:: LISTED ENTRIES

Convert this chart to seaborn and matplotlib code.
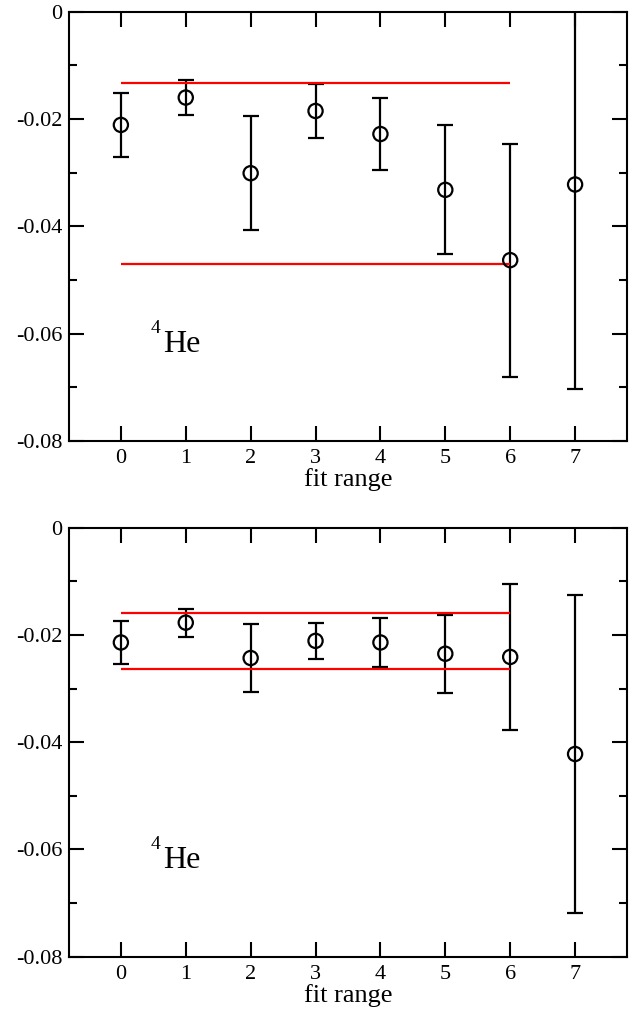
import numpy as np
import pandas as pd
import seaborn as sns
import matplotlib
matplotlib.use("Agg")
import matplotlib.pyplot as plt
from matplotlib.ticker import FixedLocator, FixedFormatter, MultipleLocator

# ---- data ----
fit_range = [0, 1, 2, 3, 4, 5, 6, 7]

top_values = [-0.0211, -0.0160, -0.0301, -0.0185, -0.0228, -0.0332, -0.0463, -0.0322]
top_errors = [0.0059, 0.0032, 0.0106, 0.0050, 0.0067, 0.0120, 0.0217, 0.0382]
top_band = [-0.0132, -0.0470]

bottom_values = [-0.0214, -0.0177, -0.0243, -0.0211, -0.0214, -0.0235, -0.0241, -0.0422]
bottom_errors = [0.0040, 0.0026, 0.0064, 0.0033, 0.0046, 0.0073, 0.0136, 0.0297]
bottom_band = [-0.0159, -0.0264]

band_x = [0, 6]

yticks = [0.0, -0.02, -0.04, -0.06, -0.08]
ytick_labels = ["0", "-0.02", "-0.04", "-0.06", "-0.08"]
xticks = [0, 1, 2, 3, 4, 5, 6, 7]
xtick_labels = ["0", "1", "2", "3", "4", "5", "6", "7"]
xlabel = "fit range"
panel_label_sup = "4"
panel_label_main = "He"

# ---- style ----
sns.set_style("ticks")
plt.rcParams["font.family"] = ["Liberation Serif", "DejaVu Serif"]
plt.rcParams["axes.unicode_minus"] = False

fig = plt.figure(figsize=(6.44, 10.17), dpi=100)
ax_top = fig.add_axes([0.1071, 0.5664, 0.8665, 0.4221])
ax_bot = fig.add_axes([0.1071, 0.0593, 0.8665, 0.4218])


def draw_panel(ax, values, errors, band):
    df = pd.DataFrame({"x": fit_range, "y": values, "err": errors})
    ax.errorbar(df["x"], df["y"], yerr=df["err"], fmt="none", ecolor="black",
                elinewidth=1.6, capsize=5.5, capthick=1.6, zorder=2, clip_on=True)
    for yb in band:
        ax.hlines(yb, band_x[0], band_x[1], colors="#ff0000", linewidth=1.6, zorder=3)
    sns.scatterplot(data=df, x="x", y="y", ax=ax, marker="o", s=105,
                    facecolor="none", edgecolor="black", linewidth=1.6, zorder=4)
    ax.set_xlim(-0.8, 7.8)
    ax.set_ylim(-0.08, 0.0)
    ax.xaxis.set_major_locator(FixedLocator(xticks))
    ax.xaxis.set_major_formatter(FixedFormatter(xtick_labels))
    ax.yaxis.set_major_locator(FixedLocator(yticks))
    ax.yaxis.set_major_formatter(FixedFormatter(ytick_labels))
    ax.yaxis.set_minor_locator(MultipleLocator(0.01))
    ax.tick_params(axis="both", which="major", direction="in", length=11, width=1.5,
                   top=True, right=True, labelsize=16, color="black", labelcolor="black")
    ax.tick_params(axis="y", which="minor", direction="in", length=6, width=1.5,
                   left=True, right=True, color="black")
    ax.tick_params(axis="x", which="major", pad=6)
    ax.tick_params(axis="y", which="major", pad=5)
    for sp in ax.spines.values():
        sp.set_visible(True)
        sp.set_linewidth(1.5)
        sp.set_color("black")
    ax.set_xlabel(xlabel, fontsize=19, labelpad=0, color="black")
    ax.set_ylabel("")
    ax.text(0.1464, 0.2516, panel_label_sup, transform=ax.transAxes, fontsize=14,
            ha="left", va="baseline", color="black")
    ax.text(0.168, 0.2066, panel_label_main, transform=ax.transAxes, fontsize=23,
            ha="left", va="baseline", color="black")


draw_panel(ax_top, top_values, top_errors, top_band)
draw_panel(ax_bot, bottom_values, bottom_errors, bottom_band)

fig.savefig("out.png", dpi=100)
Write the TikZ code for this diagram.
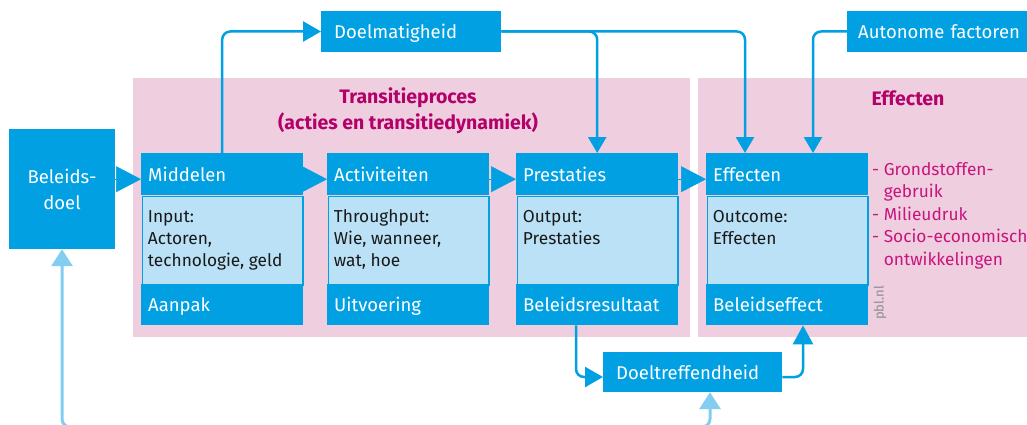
\documentclass[tikz,border=0pt]{standalone}
\usepackage{fontspec}
\setmainfont{Fira Sans}
\usetikzlibrary{arrows.meta,calc}
\definecolor{dblue}{RGB}{0,160,226}
\definecolor{lblue}{RGB}{186,225,246}
\definecolor{larrow}{RGB}{130,205,240}
\definecolor{pinkbg}{RGB}{239,207,223}
\definecolor{magtitle}{RGB}{180,0,105}
\definecolor{maglist}{RGB}{200,20,125}
\definecolor{greytext}{RGB}{140,140,140}
\definecolor{bodytxt}{RGB}{25,25,25}
\tikzset{
  hdr/.style={fill=dblue, text=white, anchor=north west, minimum width=162pt,
    minimum height=42pt, inner xsep=7pt, inner ysep=0pt, text width=148pt, align=left,
    text height=16pt, text depth=2pt, font=\fontsize{18.5}{20}\selectfont},
  ftr/.style={hdr, minimum height=41pt},
  bodybox/.style={fill=lblue, draw=dblue, line width=1.5pt, anchor=north west,
    minimum width=160.5pt, minimum height=88.5pt, inner sep=0pt},
  bodytext/.style={anchor=north west, inner sep=0pt, align=left, text=bodytxt,
    font=\fontsize{17.3}{22}\selectfont},
  tagbox/.style={fill=dblue, text=white, anchor=west, minimum height=41pt,
    inner ysep=0pt, align=left, text height=16pt, text depth=2pt,
    font=\fontsize{18.5}{20}\selectfont},
  conn/.style={draw=dblue, line width=2.5pt, rounded corners=8pt},
  smalltip/.style={-{Triangle[length=18pt,width=20pt]}},
  bigarrow/.style={draw=dblue, line width=0.5pt, -{Triangle[length=25pt,width=26pt]}},
  lconn/.style={draw=larrow, line width=3pt, rounded corners=8pt,
    {Triangle[length=17pt,width=21pt]}-{Triangle[length=17pt,width=21pt]}},
  title/.style={text=magtitle, font=\fontsize{19.5}{26}\selectfont\bfseries, align=center},
}
\begin{document}
\begin{tikzpicture}[x=1pt,y=-1pt]
\useasboundingbox (0,0) rectangle (1027,425);
% backgrounds
\fill[pinkbg] (133,78) rectangle (690,337);
\fill[pinkbg] (698,78) rectangle (1040,337);
\node[title] (t1) at (408,111) {Transitieproces\\(acties en transitiedynamiek)};
\node[title] (t2) at (908,98) {Effecten};

% Beleidsdoel
\node[fill=dblue, text=white, minimum width=106pt, minimum height=120pt, align=center,
  font=\fontsize{18.5}{26}\selectfont] (bd) at (62,189) {Beleids-\\doel};

% process boxes
\foreach \n/\x/\h/\f in {m/141/Middelen/Aanpak, a/327/Activiteiten/Uitvoering,
    p/516/Prestaties/Beleidsresultaat, e/706/Effecten/Beleidseffect}{
  \node[hdr] (\n1) at (\x,153) {\h};
  \node[bodybox] (\n2) at (\x+0.75,195.75) {};
  \node[ftr] (\n3) at (\x,284) {\f};
}
\node[bodytext] (mt) at ($(m2.north west)+(6,14)$) {\rule{0pt}{13pt}Input:\\Actoren,\\technologie, geld};
\node[bodytext] (at) at ($(a2.north west)+(6,14)$) {\rule{0pt}{13pt}Throughput:\\Wie, wanneer,\\wat, hoe};
\node[bodytext] (pt) at ($(p2.north west)+(6,14)$) {\rule{0pt}{13pt}Output:\\Prestaties};
\node[bodytext] (et) at ($(e2.north west)+(6,14)$) {\rule{0pt}{13pt}Outcome:\\Effecten};

% list and credit
\node[anchor=north west, inner sep=0pt, align=left, text=maglist,
  font=\fontsize{17.3}{22.5}\selectfont] (lst) at (872,162)
  {\rule{0pt}{13pt}- Grondstoffen-\\\phantom{- }gebruik\\- Milieudruk\\- Socio-economische\\\phantom{- }ontwikkelingen};
\node[rotate=90, text=greytext, font=\fontsize{13}{13}\selectfont, inner sep=0pt] (pbl) at (880,303) {pbl.nl};

% tags
\node[tagbox, minimum width=180pt, inner xsep=13pt, text width=154pt] (dm) at (321,31.5) {Doelmatigheid};
\node[tagbox, minimum width=200pt, inner xsep=11pt, text width=178pt] (af) at (847,31.5) {Autonome factoren};
\node[tagbox, minimum width=179pt, minimum height=40pt, inner xsep=13pt, text width=153pt] (dt) at (603,372) {Doeltreffendheid};

% big header arrows
\draw[bigarrow] ($(bd.east |- m1.west)+(0,5)$) -- ($(m1.west)+(0,5)$);
\draw[bigarrow] ($(m1.east)+(0,5)$) -- ($(a1.west)+(0,5)$);
\draw[bigarrow] ($(a1.east)+(0,5)$) -- ($(p1.west)+(0,5)$);
\draw[bigarrow] ($(p1.east)+(0,5)$) -- ($(e1.west)+(0,5)$);

% connectors
\coordinate (eA) at ($(e1.north west)+(39,0)$);
\coordinate (eC) at ($(e1.north west)+(107,0)$);
\coordinate (eB) at ($(e3.south west)+(97,0)$);
\coordinate (pB) at ($(p3.south west)+(60,0)$);
\coordinate (dtB) at ($(dt.south west)+(107,0)$);
\coordinate (low) at (400,427);

\draw[conn, smalltip] (m1.north) |- (dm.west);
\draw[conn, -{Triangle[length=16pt,width=18pt]}] (dm.east) -| (p1.north);
\draw[conn, -{Triangle[length=16pt,width=18pt]}] (dm.east) -| (eA);
\draw[conn, -{Triangle[length=16pt,width=18pt]}] (af.west) -| (eC);
\draw[conn, smalltip] (pB) |- ($(dt.west)+(0,5)$);
\draw[conn, -{Triangle[length=19pt,width=20pt]}] ($(dt.east)+(0,5)$) -| (eB);
\draw[lconn] (bd.south) -- (bd.south |- low) -- (dtB |- low) -- (dtB);
\end{tikzpicture}
\end{document}
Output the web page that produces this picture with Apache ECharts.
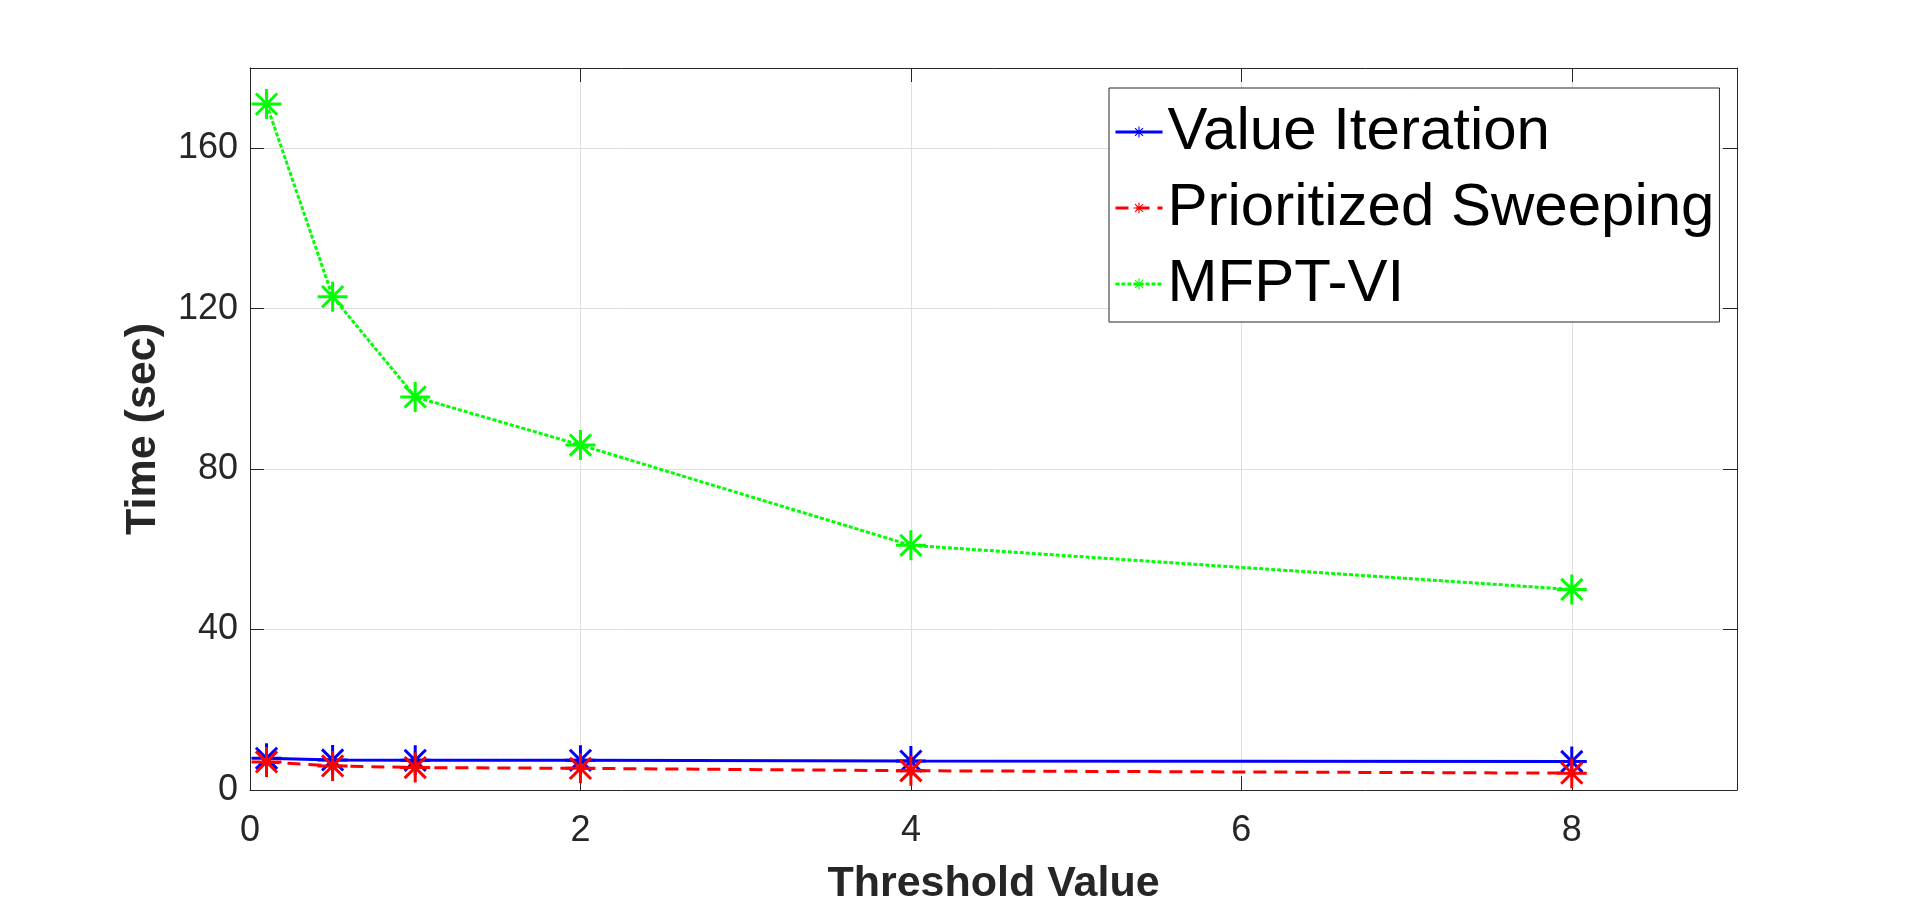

::::

## OBJECTIVE
Begin at the top of the records above and retype each line exactly until the line containing "ax_bot = fig.add_axes([0.1071, 0.0593, 0.8665, 0.4218])", which is included. Skip all pictures.

## SOLUTION BELOW
Convert this chart to seaborn and matplotlib code.
import numpy as np
import pandas as pd
import seaborn as sns
import matplotlib
matplotlib.use("Agg")
import matplotlib.pyplot as plt
from matplotlib.ticker import FixedLocator, FixedFormatter, MultipleLocator

# ---- data ----
fit_range = [0, 1, 2, 3, 4, 5, 6, 7]

top_values = [-0.0211, -0.0160, -0.0301, -0.0185, -0.0228, -0.0332, -0.0463, -0.0322]
top_errors = [0.0059, 0.0032, 0.0106, 0.0050, 0.0067, 0.0120, 0.0217, 0.0382]
top_band = [-0.0132, -0.0470]

bottom_values = [-0.0214, -0.0177, -0.0243, -0.0211, -0.0214, -0.0235, -0.0241, -0.0422]
bottom_errors = [0.0040, 0.0026, 0.0064, 0.0033, 0.0046, 0.0073, 0.0136, 0.0297]
bottom_band = [-0.0159, -0.0264]

band_x = [0, 6]

yticks = [0.0, -0.02, -0.04, -0.06, -0.08]
ytick_labels = ["0", "-0.02", "-0.04", "-0.06", "-0.08"]
xticks = [0, 1, 2, 3, 4, 5, 6, 7]
xtick_labels = ["0", "1", "2", "3", "4", "5", "6", "7"]
xlabel = "fit range"
panel_label_sup = "4"
panel_label_main = "He"

# ---- style ----
sns.set_style("ticks")
plt.rcParams["font.family"] = ["Liberation Serif", "DejaVu Serif"]
plt.rcParams["axes.unicode_minus"] = False

fig = plt.figure(figsize=(6.44, 10.17), dpi=100)
ax_top = fig.add_axes([0.1071, 0.5664, 0.8665, 0.4221])
ax_bot = fig.add_axes([0.1071, 0.0593, 0.8665, 0.4218])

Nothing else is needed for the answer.